A storage area network (SAN) may be used to provide centralized data sharing, data backup, and storage management. A storage area network is a high-speed network of shared storage devices. Elements of a SAN include servers, switches, storage controllers, and storage devices. A storage device is any device that principally contains a single disk or multiple disks for storing data for a computer system or computer network. Each server is usually connected to the network by a host bus adapter (HBA) and will include an HBA device driver, which is the software driver for the HBA. The collection of storage devices is sometimes referred to as a storage pool. The storage devices in a SAN can be collocated, which allows for easier maintenance and easier expandability of the storage pool. The network architecture of most SANs is such that all of the storage devices in the storage pool are potentially available to all the servers that are coupled to the SAN. Additional storage devices can be easily added to the storage pool, and these new storage devices will also be accessible from any server on the SAN.
In a computer network that includes a SAN, the server can act as a pathway or transfer agent between the end user and the stored data. Network servers can access a SAN using the Fiber Channel protocol, taking advantage of the ability of a Fibre Channel fabric to serve as a common physical layer for the transport of multiple upper-layer protocols, such as SCSI, IP, and HIPPI, among other examples. With respect to storage, any element of storage on a SAN may be assigned its own SCSI logical unit number (LUN). The LUN address of each storage element is used to identify the storage element within the SAN. Each storage element and its associated LUN are assigned to one or more of the servers of the SAN. Following this assignment, each server will have logical ownership of one or more LUNs, allowing data generated by the server to be stored in the storage devices corresponding to the LUNs owned by the server.
Along with its advantages, the SAN environment also has additional complexities. One of the complexities relates to the relationship between the execution throttle levels of servers and command queue depth settings of storage controllers in a SAN. As noted above, a SAN may be used to provide access to multiple storage devices from multiple host servers. In a SAN, the number of hosts that each storage controller can support is described as the fan out for the storage controller. The fan out value for a storage controller is the number of servers that can access its storage resources. The command queue depth of the storage controller is the maximum number of input/output (I/O) commands that the device can queue up for processing, past which the commands are either dropped or returned with a busy status. Dropping commands or returning a busy status results in a degradation of the performance of the overall system. The maximum number of I/O commands that a server can have outstanding is generally referred to as the server's execution throttle. The execution throttle is typically controlled by configuration settings in the HBA device driver. A SAN will generally operate most efficiently when the command queue of each storage controller of the network is at or near capacity without ever having exceeded capacity.

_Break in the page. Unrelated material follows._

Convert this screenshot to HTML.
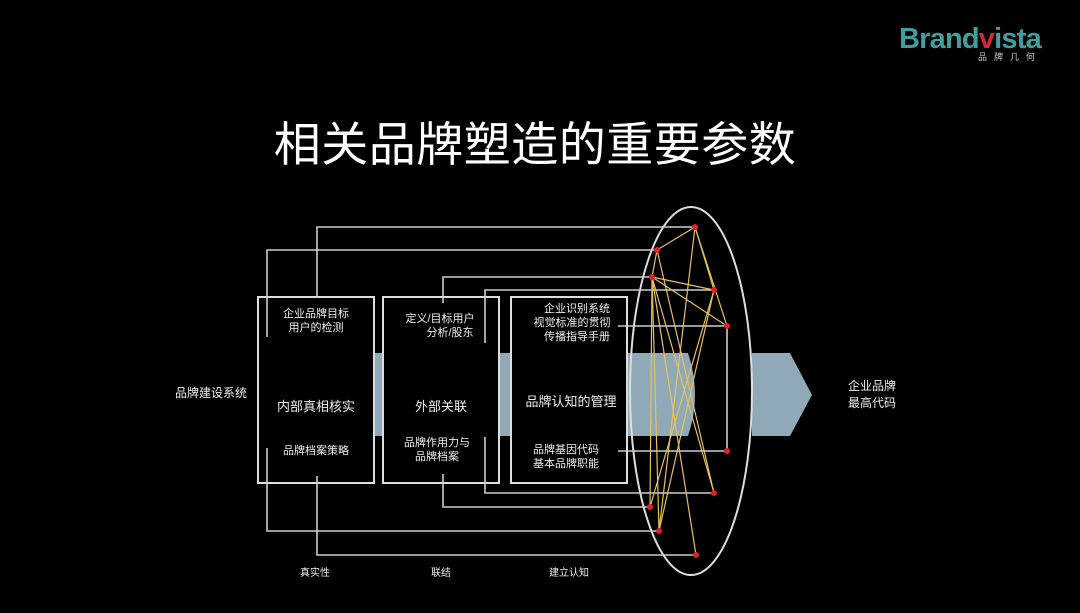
<!DOCTYPE html>
<html><head><meta charset="utf-8"><style>
body{margin:0;width:1080px;height:608px;background:#000;overflow:hidden;font-family:"Liberation Sans","Noto Sans CJK SC",sans-serif;}
</style></head><body>
<svg width="1080" height="608" xmlns="http://www.w3.org/2000/svg" font-family="Liberation Sans, Noto Sans CJK SC, sans-serif">
<rect width="1080" height="608" fill="#000"/>
<text x="899" y="48" font-size="29" font-weight="bold" fill="#3f9ea0" letter-spacing="-0.8">Brand<tspan fill="#d8262e">v</tspan>ista</text>
<text x="978" y="60" font-size="9" fill="#ccc" letter-spacing="7">品牌几何</text>
<text x="535" y="161" font-size="47" fill="#fff" text-anchor="middle" letter-spacing="0.5">相关品牌塑造的重要参数</text>
<g fill="#8fa9b9">
<rect x="374" y="353" width="9" height="83"/>
<rect x="499" y="353" width="12" height="83"/>
<path d="M627 353 H688 Q702 395 688 436 H627 Z"/>
<path d="M752 353 H790 L812 395 L790 436 H752 Z"/>
</g>
<g fill="none" stroke="#ddd" stroke-width="2">
<rect x="258" y="297" width="116" height="186"/>
<rect x="383" y="297" width="116" height="186"/>
<rect x="511" y="297" width="116" height="186"/>
<ellipse cx="691" cy="391" rx="61" ry="184"/>
</g>
<g fill="none" stroke="#ccc" stroke-width="1.6">
<polyline points="317,297 317,227 695,227"/>
<polyline points="267,337 267,250 657,250"/>
<polyline points="443,303 443,277 652,277"/>
<polyline points="485,343 485,290 714,290"/>
<polyline points="618,326 727,326 727,451 618,451"/>
<polyline points="485,437 485,493 714,493"/>
<polyline points="443,474 443,507 650,507"/>
<polyline points="267,448 267,531 659,531"/>
<polyline points="317,476 317,555 696,555"/>
</g>
<g stroke="#e6c25a" stroke-width="1.2" fill="none">
<line x1="695" y1="227" x2="657" y2="250"/>
<line x1="695" y1="227" x2="714" y2="290"/>
<line x1="695" y1="227" x2="659" y2="531"/>
<line x1="695" y1="227" x2="727" y2="326"/>
<line x1="657" y1="250" x2="714" y2="493"/>
<line x1="652" y1="277" x2="714" y2="290"/>
<line x1="652" y1="277" x2="727" y2="326"/>
<line x1="652" y1="277" x2="650" y2="507"/>
<line x1="652" y1="277" x2="659" y2="531"/>
<line x1="652" y1="277" x2="696" y2="555"/>
<line x1="652" y1="277" x2="714" y2="493"/>
<line x1="714" y1="290" x2="659" y2="531"/>
<line x1="714" y1="290" x2="650" y2="507"/>
<line x1="657" y1="250" x2="652" y2="277"/>
</g>
<g fill="#e3202a">
<circle cx="695" cy="227" r="3"/><circle cx="657" cy="250" r="3"/><circle cx="652" cy="277" r="3"/>
<circle cx="714" cy="290" r="3"/><circle cx="727" cy="326" r="3"/><circle cx="727" cy="451" r="3"/>
<circle cx="714" cy="493" r="3"/><circle cx="650" cy="507" r="3"/><circle cx="659" cy="531" r="3"/><circle cx="696" cy="555" r="3"/>
</g>
<g fill="#eee" font-size="11" text-anchor="middle">
<text x="316" y="317">企业品牌目标</text><text x="316" y="331">用户的检测</text>
<text x="316" y="411" font-size="13">内部真相核实</text>
<text x="316" y="454">品牌档案策略</text>
<text x="440" y="322">定义/目标用户</text><text x="450" y="336">分析/股东</text>
<text x="441" y="411" font-size="13">外部关联</text>
<text x="437" y="446">品牌作用力与</text><text x="437" y="460">品牌档案</text>
<text x="577" y="312">企业识别系统</text><text x="572" y="326">视觉标准的贯彻</text><text x="577" y="340">传播指导手册</text>
<text x="571" y="406" font-size="13">品牌认知的管理</text>
<text x="566" y="453">品牌基因代码</text><text x="566" y="467">基本品牌职能</text>
<text x="211" y="397" font-size="12">品牌建设系统</text>
<text x="872" y="390" font-size="12">企业品牌</text><text x="872" y="407" font-size="12">最高代码</text>
<text x="315" y="576" font-size="10">真实性</text>
<text x="441" y="576" font-size="10">联结</text>
<text x="569" y="576" font-size="10">建立认知</text>
</g>
</svg>
</body></html>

A difficulty with the selection of execution throttles for the servers of the SAN concerns the possibility that the execution throttle of a server will be set too high or too low. When an execution throttle value is set too high, that is, when the sum of execution throttles on host servers that own LUNs on a particular storage device exceeds the command queue depth for that storage device, the total I/O demand from the servers is too high as compared to the command capacity, as measured by the command queue depth, of the storage controllers of the SAN, resulting in dropped commands or busy signals returned by the storage controllers. In addition, when an execution throttle value is set too low on a particular server, such as when a low setting is desired in order to insure that the I/O demand from the servers does not exceed the command capacity of the coupled storage controllers, the performance of the server may be severely affected by the inability to process commands fast enough to satisfy the demands of the operating system and application programs that generate the commands.
For many SANs and SAN administrators, a common method for selecting the execution throttle levels of the servers of the SAN is to set the execution throttle for each host to a value that is determined at setup by dividing the smallest command queue depth value of all of the storage controllers on the SAN by the number of servers. This method, however, does not take into account the possibility of varying command queue depths among the several storage controllers on the SAN. As a result, all storage controllers, including those having the capacity for higher command queue depths, are treated as though they have the capacity of the storage controller with the smallest queue depth. Thus, one difficulty of setting a server execution throttle according to this technique is the likelihood that many storage controllers on the SAN will operate at less than their maximum capacity.
Another difficulty of establishing the server execution throttles of the servers of the SAN concerns the process of individually or manually adjusting the execution throttles of one or more of the servers on the SAN. This task is often logistically challenging, burdensome, and time-consuming. An administrator of the SAN must calculate a new value for the execution throttle and must manually reset the execution throttle of every server on the SAN. The problem of resetting server execution throttle is exacerbated when a SAN has multiple storage devices that have different queue depths. Therefore, a method is needed to calculate and reset the execution throttle of servers on the SAN in a manner that is less burdensome and time-consuming to the administrator of the SAN. Another issue with the current method of managing the execution throttle of the servers on the SAN relates to the manual process that the administrator must perform to calculate and set the execution throttle of all the servers on the SAN. Because the process is manual in nature, relying primarily on hand calculations and the manual setting of the execution throttle of each server on the SAN, the process is subject to errors that are potentially very difficult to troubleshoot.